(WHAT YOU SHOULD DO) Your task is to extract every line from the material below exactly.

(ENTRIES SUPPLIED)
↓
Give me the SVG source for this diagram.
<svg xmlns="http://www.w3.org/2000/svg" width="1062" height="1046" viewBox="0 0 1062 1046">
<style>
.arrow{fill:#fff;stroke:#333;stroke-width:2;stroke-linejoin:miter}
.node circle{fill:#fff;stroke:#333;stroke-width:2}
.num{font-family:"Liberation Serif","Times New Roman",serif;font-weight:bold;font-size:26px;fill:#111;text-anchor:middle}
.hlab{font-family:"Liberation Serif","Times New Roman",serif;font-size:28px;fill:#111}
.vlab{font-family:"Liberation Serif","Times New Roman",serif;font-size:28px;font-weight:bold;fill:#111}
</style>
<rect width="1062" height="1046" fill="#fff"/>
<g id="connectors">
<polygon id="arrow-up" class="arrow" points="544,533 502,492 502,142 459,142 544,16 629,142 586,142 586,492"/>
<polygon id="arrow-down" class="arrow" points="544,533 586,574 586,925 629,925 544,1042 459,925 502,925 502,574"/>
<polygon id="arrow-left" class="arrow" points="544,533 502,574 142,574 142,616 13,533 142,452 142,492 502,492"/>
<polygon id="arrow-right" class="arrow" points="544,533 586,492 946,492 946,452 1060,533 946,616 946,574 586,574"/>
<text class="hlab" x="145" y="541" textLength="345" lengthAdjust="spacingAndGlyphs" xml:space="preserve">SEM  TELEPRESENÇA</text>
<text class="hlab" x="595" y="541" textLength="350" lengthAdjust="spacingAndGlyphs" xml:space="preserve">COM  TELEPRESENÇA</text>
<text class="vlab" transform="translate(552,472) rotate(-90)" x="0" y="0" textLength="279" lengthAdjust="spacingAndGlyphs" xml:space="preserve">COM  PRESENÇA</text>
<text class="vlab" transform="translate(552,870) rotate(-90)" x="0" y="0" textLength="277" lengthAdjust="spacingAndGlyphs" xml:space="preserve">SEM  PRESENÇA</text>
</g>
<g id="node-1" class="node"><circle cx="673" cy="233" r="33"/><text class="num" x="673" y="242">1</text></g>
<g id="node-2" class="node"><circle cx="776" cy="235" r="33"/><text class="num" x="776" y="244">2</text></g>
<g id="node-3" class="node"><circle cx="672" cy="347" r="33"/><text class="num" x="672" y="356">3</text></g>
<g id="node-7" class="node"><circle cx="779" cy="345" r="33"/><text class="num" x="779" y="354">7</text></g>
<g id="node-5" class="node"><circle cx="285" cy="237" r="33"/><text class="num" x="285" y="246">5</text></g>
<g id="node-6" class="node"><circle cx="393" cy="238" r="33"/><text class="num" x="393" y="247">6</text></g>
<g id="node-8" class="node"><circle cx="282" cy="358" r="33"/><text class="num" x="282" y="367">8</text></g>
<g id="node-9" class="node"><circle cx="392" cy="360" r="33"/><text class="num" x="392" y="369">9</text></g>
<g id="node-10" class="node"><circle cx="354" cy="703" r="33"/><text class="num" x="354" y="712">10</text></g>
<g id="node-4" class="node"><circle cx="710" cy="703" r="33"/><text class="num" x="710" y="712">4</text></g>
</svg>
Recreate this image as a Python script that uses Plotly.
↑
(EXERCISE OUTPUT)
Give me the SVG source for this diagram.
<svg xmlns="http://www.w3.org/2000/svg" width="1062" height="1046" viewBox="0 0 1062 1046">
<style>
.arrow{fill:#fff;stroke:#333;stroke-width:2;stroke-linejoin:miter}
.node circle{fill:#fff;stroke:#333;stroke-width:2}
.num{font-family:"Liberation Serif","Times New Roman",serif;font-weight:bold;font-size:26px;fill:#111;text-anchor:middle}
.hlab{font-family:"Liberation Serif","Times New Roman",serif;font-size:28px;fill:#111}
.vlab{font-family:"Liberation Serif","Times New Roman",serif;font-size:28px;font-weight:bold;fill:#111}
</style>
<rect width="1062" height="1046" fill="#fff"/>
<g id="connectors">
<polygon id="arrow-up" class="arrow" points="544,533 502,492 502,142 459,142 544,16 629,142 586,142 586,492"/>
<polygon id="arrow-down" class="arrow" points="544,533 586,574 586,925 629,925 544,1042 459,925 502,925 502,574"/>
<polygon id="arrow-left" class="arrow" points="544,533 502,574 142,574 142,616 13,533 142,452 142,492 502,492"/>
<polygon id="arrow-right" class="arrow" points="544,533 586,492 946,492 946,452 1060,533 946,616 946,574 586,574"/>
<text class="hlab" x="145" y="541" textLength="345" lengthAdjust="spacingAndGlyphs" xml:space="preserve">SEM  TELEPRESENÇA</text>
<text class="hlab" x="595" y="541" textLength="350" lengthAdjust="spacingAndGlyphs" xml:space="preserve">COM  TELEPRESENÇA</text>
<text class="vlab" transform="translate(552,472) rotate(-90)" x="0" y="0" textLength="279" lengthAdjust="spacingAndGlyphs" xml:space="preserve">COM  PRESENÇA</text>
<text class="vlab" transform="translate(552,870) rotate(-90)" x="0" y="0" textLength="277" lengthAdjust="spacingAndGlyphs" xml:space="preserve">SEM  PRESENÇA</text>
</g>
<g id="node-1" class="node"><circle cx="673" cy="233" r="33"/><text class="num" x="673" y="242">1</text></g>
<g id="node-2" class="node"><circle cx="776" cy="235" r="33"/><text class="num" x="776" y="244">2</text></g>
<g id="node-3" class="node"><circle cx="672" cy="347" r="33"/><text class="num" x="672" y="356">3</text></g>
<g id="node-7" class="node"><circle cx="779" cy="345" r="33"/><text class="num" x="779" y="354">7</text></g>
<g id="node-5" class="node"><circle cx="285" cy="237" r="33"/><text class="num" x="285" y="246">5</text></g>
<g id="node-6" class="node"><circle cx="393" cy="238" r="33"/><text class="num" x="393" y="247">6</text></g>
<g id="node-8" class="node"><circle cx="282" cy="358" r="33"/><text class="num" x="282" y="367">8</text></g>
<g id="node-9" class="node"><circle cx="392" cy="360" r="33"/><text class="num" x="392" y="369">9</text></g>
<g id="node-10" class="node"><circle cx="354" cy="703" r="33"/><text class="num" x="354" y="712">10</text></g>
<g id="node-4" class="node"><circle cx="710" cy="703" r="33"/><text class="num" x="710" y="712">4</text></g>
</svg>
Recreate this image as a Python script that uses Plotly.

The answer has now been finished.